** Task to complete **
Collect every line that includes the string "with".

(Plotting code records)

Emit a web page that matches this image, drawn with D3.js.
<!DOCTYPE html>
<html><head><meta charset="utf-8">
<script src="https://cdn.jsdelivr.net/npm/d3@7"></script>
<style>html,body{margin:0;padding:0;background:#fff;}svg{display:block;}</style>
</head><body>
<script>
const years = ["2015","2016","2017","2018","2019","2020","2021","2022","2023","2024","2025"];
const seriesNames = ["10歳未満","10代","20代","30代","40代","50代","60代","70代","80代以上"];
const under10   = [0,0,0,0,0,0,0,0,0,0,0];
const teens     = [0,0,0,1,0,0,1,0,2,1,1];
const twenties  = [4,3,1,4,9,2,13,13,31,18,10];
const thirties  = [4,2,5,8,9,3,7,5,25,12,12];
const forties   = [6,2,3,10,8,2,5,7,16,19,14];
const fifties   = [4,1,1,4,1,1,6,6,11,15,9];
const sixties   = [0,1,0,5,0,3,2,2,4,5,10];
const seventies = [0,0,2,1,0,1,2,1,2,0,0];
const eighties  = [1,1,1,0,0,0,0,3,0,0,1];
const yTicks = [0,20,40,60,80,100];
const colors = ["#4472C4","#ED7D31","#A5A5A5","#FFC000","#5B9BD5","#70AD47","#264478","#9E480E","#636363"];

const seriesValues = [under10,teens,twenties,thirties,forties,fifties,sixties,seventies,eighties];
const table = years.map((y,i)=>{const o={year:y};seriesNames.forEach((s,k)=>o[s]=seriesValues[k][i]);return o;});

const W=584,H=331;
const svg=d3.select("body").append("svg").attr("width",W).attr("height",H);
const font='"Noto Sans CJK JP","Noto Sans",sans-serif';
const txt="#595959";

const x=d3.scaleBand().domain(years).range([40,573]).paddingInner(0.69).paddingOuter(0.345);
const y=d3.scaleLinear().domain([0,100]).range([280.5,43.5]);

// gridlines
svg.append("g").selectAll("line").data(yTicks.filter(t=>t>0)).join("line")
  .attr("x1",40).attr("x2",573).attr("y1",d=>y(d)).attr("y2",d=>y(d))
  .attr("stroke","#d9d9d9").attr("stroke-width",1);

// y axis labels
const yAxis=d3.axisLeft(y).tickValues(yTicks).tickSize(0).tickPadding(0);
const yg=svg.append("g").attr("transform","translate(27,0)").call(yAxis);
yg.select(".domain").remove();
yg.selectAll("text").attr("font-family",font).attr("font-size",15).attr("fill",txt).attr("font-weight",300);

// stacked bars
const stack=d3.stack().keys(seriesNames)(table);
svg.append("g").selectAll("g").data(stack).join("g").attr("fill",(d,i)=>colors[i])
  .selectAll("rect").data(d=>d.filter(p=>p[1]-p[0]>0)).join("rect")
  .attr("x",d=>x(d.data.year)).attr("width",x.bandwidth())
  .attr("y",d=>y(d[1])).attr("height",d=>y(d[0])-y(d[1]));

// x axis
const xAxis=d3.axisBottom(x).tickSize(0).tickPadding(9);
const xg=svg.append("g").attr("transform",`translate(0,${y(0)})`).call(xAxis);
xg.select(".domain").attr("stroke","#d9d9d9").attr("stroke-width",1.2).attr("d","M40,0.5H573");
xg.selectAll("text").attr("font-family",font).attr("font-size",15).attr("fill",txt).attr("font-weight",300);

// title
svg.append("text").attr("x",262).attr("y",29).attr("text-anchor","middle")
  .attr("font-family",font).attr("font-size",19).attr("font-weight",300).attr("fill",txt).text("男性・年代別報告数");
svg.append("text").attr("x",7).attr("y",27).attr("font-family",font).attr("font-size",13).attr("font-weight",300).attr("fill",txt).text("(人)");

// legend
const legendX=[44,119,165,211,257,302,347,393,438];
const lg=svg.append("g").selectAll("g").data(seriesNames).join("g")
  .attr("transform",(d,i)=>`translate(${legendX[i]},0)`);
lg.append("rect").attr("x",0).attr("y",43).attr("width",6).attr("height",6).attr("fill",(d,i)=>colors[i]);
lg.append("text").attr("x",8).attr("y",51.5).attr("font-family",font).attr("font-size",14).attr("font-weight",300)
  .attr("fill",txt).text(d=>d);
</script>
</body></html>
---
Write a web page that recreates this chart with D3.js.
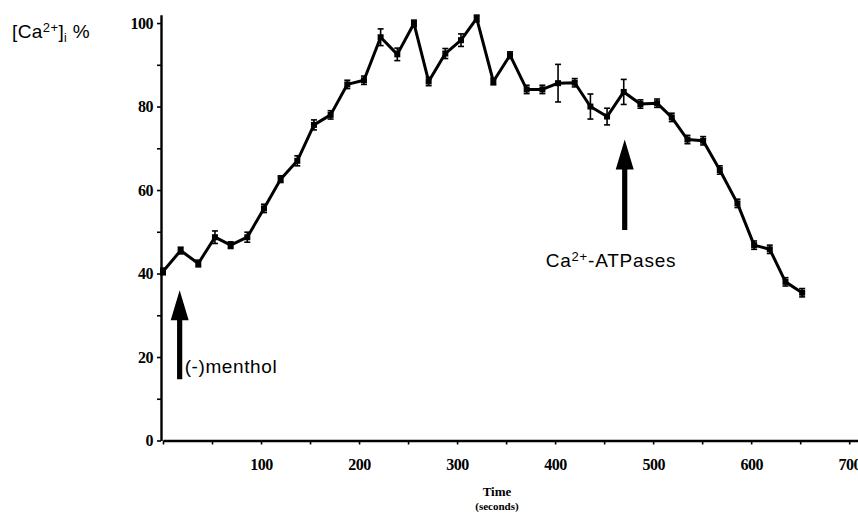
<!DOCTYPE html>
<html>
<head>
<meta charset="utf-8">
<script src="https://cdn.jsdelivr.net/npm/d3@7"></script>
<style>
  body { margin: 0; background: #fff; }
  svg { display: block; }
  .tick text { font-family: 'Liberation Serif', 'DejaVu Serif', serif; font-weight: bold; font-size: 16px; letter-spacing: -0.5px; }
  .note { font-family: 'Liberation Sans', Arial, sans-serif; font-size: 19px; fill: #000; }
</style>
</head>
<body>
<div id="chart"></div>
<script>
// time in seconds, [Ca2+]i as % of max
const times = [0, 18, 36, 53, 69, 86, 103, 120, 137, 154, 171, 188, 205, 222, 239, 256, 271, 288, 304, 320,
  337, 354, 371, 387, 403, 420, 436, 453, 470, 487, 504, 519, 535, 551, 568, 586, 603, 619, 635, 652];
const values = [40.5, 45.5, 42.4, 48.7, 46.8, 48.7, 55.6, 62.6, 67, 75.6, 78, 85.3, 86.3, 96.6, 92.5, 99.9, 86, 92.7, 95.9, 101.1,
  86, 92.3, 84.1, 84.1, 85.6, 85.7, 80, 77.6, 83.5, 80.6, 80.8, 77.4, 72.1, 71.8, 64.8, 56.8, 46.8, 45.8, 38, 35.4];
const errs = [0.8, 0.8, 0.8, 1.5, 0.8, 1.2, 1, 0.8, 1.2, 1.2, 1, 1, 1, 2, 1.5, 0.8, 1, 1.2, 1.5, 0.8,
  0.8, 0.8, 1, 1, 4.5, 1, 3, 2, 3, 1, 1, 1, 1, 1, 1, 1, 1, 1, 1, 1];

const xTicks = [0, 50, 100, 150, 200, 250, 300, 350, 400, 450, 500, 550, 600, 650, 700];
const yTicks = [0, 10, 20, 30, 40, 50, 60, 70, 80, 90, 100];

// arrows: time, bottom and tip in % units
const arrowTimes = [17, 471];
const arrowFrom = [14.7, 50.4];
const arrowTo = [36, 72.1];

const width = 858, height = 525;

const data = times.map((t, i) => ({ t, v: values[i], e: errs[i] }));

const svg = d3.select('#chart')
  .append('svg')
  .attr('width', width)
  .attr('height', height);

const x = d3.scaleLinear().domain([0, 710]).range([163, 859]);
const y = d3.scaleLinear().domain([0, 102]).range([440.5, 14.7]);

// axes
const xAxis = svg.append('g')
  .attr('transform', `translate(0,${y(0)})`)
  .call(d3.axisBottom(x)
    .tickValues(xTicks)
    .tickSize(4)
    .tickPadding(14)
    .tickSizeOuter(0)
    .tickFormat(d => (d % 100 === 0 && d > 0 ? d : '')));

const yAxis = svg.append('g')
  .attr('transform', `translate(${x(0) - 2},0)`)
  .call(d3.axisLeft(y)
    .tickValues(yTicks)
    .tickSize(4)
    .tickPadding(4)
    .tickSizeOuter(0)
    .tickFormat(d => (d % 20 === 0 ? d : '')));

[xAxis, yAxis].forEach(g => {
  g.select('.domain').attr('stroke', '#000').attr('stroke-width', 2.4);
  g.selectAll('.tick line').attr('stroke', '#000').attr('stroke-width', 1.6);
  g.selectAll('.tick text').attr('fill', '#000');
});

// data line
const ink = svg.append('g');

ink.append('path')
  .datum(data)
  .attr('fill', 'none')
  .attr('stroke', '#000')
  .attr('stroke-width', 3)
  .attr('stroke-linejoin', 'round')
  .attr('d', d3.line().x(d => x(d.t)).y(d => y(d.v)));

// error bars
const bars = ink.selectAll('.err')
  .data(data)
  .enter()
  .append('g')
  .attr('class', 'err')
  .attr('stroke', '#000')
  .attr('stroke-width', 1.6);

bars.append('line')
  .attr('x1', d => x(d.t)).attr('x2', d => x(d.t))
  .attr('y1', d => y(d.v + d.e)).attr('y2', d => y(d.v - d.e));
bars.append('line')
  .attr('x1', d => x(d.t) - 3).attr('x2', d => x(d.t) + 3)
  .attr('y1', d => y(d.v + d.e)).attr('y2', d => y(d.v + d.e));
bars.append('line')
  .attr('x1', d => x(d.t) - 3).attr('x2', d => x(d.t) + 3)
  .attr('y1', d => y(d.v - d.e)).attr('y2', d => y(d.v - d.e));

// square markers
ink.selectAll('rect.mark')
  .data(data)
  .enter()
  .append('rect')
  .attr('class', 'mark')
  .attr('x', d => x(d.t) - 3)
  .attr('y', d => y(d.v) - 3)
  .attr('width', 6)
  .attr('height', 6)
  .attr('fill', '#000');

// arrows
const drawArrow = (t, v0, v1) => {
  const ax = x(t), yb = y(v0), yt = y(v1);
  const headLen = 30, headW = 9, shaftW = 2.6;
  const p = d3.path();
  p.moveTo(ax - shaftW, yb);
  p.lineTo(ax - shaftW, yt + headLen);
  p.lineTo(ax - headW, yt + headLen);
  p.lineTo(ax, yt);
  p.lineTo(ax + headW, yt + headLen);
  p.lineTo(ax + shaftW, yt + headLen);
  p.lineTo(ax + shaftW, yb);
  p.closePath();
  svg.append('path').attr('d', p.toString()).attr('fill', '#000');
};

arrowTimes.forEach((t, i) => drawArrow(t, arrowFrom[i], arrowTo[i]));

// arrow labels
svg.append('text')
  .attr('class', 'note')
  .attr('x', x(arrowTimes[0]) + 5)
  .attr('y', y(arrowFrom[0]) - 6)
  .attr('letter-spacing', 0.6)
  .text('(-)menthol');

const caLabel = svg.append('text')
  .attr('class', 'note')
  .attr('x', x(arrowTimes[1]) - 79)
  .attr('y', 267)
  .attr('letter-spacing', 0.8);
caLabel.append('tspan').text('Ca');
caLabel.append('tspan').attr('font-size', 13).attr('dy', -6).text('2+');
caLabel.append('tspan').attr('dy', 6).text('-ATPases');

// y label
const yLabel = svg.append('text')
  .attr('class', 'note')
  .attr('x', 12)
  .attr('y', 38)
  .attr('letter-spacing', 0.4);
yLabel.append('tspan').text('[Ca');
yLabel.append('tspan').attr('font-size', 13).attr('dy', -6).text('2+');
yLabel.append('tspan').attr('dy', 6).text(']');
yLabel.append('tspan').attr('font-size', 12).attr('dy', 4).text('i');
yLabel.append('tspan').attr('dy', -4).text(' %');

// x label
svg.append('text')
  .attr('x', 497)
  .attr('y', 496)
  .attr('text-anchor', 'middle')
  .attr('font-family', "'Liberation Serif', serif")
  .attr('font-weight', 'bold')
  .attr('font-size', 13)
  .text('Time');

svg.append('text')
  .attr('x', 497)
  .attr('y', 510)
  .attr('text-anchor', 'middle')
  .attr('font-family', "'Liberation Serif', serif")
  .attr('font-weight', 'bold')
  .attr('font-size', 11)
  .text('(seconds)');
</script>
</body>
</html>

** The response **
Emit a web page that matches this image, drawn with D3.js.
Write a web page that recreates this chart with D3.js.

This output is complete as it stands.